Why greenwashing might signal something worse in your climate stock
(Mark Hulbert, an author and longtime investment columnist, is the founder of the Hulbert Financial Digest; his Hulbert Ratings audits investment newsletter returns.)
CHAPEL HILL, N.C. (Callaway Climate Insights) — Evidence of a company’s greenwashing is crucial information even for investors who couldn’t care less about the climate.
That’s because greenwashing betrays a company’s broader corporate culture. If it’s willing to bend the truth about its sustainability efforts, if not outright lie, chances are good it’s engaging in equally questionable behaviors elsewhere.
That’s the implication of a just-completed study that earlier this month began circulating in academic circles. Titled “Greenwashing and Tax Avoidance,” the study was conducted by Heng Zhao and Noor Houqe of Massey University (New Zealand), Olayinka Moses of the University of Wellington’s Victoria Business School (New Zealand), and FJ Abu Mohaimen of North South University (Bangladesh).
Greenwashing of course refers to a company overstating and exaggerating (if not worse) how much it is doing and has achieved in becoming carbon neutral. To quantify how much greenwashing has occurred, the researchers relied on ESG disclosure and performance scores from Refinitiv Eikon (part of LSEG) and Bloomberg. They used those scores to produce a Greenwashing Index (GWI) for each of the companies within the S&P 500 for the years 2002 through 2022.
To measure whether a company’s GWI was correlated with pushing the envelope on other issues, the researchers focused on tax avoidance and other controversial tax practices. To quantify those practices, they relied on a number of data points such as the ratio of a company’s actual taxes paid to its profits before taxes and the ratio of taxes paid to operating cash flow.
Note carefully that the researchers can’t tell from the tax data whether companies with low rates are engaging in aggressive but nevertheless legal tax strategies (tax avoidance) — or stepping over the line (tax evasion). But they do cite evidence indicating that many companies worry about the reputational risk of paying consistently lower tax rates than comparable firms. That at least suggests that many of these firms are engaging in tax strategies that, if not outright illegal, would at least not be universally applauded by investors.
The researchers use the term “tax avoidance” to refer to all strategies a company might use to reduce its tax rate, whether legal or not. They discovered a strong correlation between companies’ GWI levels and the extent of their tax avoidance. “Firms exhibiting higher levels of greenwashing report significantly lower effective tax rates and reduced cash tax payments,” the researchers write, “consistent with more aggressive tax avoidance. Importantly, greenwashing is associated not only with contemporaneous tax outcomes but also with persistently lower tax burdens over a multi-year horizon, indicating sustained tax avoidance strategies rather than short-term tax planning.”

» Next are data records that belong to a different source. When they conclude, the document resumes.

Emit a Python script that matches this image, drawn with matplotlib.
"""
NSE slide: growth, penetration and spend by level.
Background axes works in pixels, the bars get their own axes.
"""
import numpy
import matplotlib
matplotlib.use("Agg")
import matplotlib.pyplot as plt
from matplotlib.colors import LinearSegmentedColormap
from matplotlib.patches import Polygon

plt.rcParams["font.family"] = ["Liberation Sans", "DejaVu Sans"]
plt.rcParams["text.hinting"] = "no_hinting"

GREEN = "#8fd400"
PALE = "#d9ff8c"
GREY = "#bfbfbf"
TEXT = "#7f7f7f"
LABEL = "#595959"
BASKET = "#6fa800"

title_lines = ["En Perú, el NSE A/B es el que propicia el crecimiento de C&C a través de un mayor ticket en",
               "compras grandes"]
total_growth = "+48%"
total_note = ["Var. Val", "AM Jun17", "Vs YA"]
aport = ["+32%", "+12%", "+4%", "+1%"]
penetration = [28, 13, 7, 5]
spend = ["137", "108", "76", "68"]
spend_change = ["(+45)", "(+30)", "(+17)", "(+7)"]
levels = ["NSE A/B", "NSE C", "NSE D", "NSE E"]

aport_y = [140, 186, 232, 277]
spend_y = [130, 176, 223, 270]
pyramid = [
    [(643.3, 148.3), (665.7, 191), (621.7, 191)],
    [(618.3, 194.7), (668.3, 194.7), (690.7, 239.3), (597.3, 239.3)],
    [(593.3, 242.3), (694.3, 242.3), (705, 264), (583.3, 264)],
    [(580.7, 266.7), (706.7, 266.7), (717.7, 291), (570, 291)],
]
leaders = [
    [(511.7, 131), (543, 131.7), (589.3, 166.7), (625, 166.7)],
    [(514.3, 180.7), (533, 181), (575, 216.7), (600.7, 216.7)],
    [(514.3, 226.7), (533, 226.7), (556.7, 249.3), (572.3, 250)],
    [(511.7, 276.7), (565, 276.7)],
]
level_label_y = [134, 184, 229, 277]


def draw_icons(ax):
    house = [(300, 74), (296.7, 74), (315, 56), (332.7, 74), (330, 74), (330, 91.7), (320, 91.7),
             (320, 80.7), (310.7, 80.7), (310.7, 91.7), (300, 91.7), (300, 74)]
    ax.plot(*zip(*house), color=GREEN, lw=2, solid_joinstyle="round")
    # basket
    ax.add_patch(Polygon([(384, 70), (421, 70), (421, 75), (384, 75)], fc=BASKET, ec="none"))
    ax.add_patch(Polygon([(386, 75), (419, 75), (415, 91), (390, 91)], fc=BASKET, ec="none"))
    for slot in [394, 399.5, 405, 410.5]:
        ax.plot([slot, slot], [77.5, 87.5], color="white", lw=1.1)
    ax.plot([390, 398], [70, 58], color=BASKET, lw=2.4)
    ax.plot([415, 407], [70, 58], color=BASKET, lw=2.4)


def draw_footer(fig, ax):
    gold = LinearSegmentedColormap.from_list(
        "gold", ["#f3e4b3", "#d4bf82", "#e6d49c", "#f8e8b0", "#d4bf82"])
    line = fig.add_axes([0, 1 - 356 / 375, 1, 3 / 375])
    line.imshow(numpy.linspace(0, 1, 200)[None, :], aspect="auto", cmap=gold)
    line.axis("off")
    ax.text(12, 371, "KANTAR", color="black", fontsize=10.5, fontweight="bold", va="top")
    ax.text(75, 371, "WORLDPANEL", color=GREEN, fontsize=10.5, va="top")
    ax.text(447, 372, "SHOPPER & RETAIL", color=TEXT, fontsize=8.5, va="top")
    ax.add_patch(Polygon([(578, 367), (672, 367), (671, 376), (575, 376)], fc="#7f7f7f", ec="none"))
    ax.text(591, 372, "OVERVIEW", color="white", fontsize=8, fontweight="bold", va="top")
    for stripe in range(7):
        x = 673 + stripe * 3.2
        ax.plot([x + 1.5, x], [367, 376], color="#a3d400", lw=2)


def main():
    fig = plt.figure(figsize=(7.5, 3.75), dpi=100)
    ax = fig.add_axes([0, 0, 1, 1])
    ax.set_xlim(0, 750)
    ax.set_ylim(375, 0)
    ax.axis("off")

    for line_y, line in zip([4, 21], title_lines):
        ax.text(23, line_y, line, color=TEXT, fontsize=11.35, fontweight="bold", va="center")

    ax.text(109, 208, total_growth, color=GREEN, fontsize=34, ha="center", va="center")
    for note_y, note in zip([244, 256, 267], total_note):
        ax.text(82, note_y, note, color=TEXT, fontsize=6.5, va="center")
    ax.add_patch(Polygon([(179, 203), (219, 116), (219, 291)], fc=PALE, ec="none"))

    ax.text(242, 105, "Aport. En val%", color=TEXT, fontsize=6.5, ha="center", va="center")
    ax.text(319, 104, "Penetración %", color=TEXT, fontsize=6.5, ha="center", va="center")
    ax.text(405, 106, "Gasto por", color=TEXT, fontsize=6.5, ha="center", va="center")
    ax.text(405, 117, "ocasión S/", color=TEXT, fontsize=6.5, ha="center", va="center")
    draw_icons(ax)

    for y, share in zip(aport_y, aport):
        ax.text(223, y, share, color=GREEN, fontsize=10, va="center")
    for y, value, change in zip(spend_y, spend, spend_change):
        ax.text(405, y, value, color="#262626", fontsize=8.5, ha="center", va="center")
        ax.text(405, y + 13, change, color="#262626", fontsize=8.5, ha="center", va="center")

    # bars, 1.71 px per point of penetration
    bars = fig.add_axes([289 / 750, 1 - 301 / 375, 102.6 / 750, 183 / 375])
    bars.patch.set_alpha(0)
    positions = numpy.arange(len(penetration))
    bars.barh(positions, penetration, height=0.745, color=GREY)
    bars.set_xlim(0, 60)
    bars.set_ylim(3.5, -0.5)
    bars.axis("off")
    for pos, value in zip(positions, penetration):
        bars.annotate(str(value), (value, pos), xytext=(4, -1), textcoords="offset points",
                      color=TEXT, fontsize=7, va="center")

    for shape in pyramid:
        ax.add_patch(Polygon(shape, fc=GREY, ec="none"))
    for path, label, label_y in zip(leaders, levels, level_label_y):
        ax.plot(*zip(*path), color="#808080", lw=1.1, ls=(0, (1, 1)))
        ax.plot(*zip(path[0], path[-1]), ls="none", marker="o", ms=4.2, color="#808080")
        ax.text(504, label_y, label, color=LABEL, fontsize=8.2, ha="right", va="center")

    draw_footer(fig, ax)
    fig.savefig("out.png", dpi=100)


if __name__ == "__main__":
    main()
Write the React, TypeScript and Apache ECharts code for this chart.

This correlation was strong enough, in fact, that the researchers believe their finding could be of use to the IRS and other tax authorities. A high Greenwashing Index “may serve as a useful risk signal, highlighting firms for closer scrutiny and facilitating coordination between ESG oversight and tax enforcement.”
Culture matters
A corollary of this new study’s findings is that companies don’t invent new behavior patterns when it comes to honestly reporting their sustainability efforts. A company that pays its fair share of corporate taxes, for example, is unlikely to turn around and engage in greenwashing — and vice versa.
As the researchers put it: Their findings “suggest that greenwashing forms part of a broader opportunistic strategy in which symbolic sustainability narratives accompany substantive financial extraction.”
Climate-focused investors can use this new study to help them better pinpoint those companies that are most likely to support their sustainability goals. In addition to focusing on the traditional ESG criteria, they should also search for evidence of malfeasance in any aspect of a company’s operations. Does that company pay a consistently lower tax rate than comparable companies in its industry? Has the company been investigated by the IRS (or other tax agency) for possible tax law violations? Have its executives engaged in insider trading that possibly violates SEC rules?
No one instance of such investigations will necessarily be an automatic reason to exclude the company. But over time a company’s broader culture will come into focus. And if that culture is one that tolerates and even encourages cutting corners, the company is unlikely to be more than a fair weather friend to the environment — no matter what its press releases may say.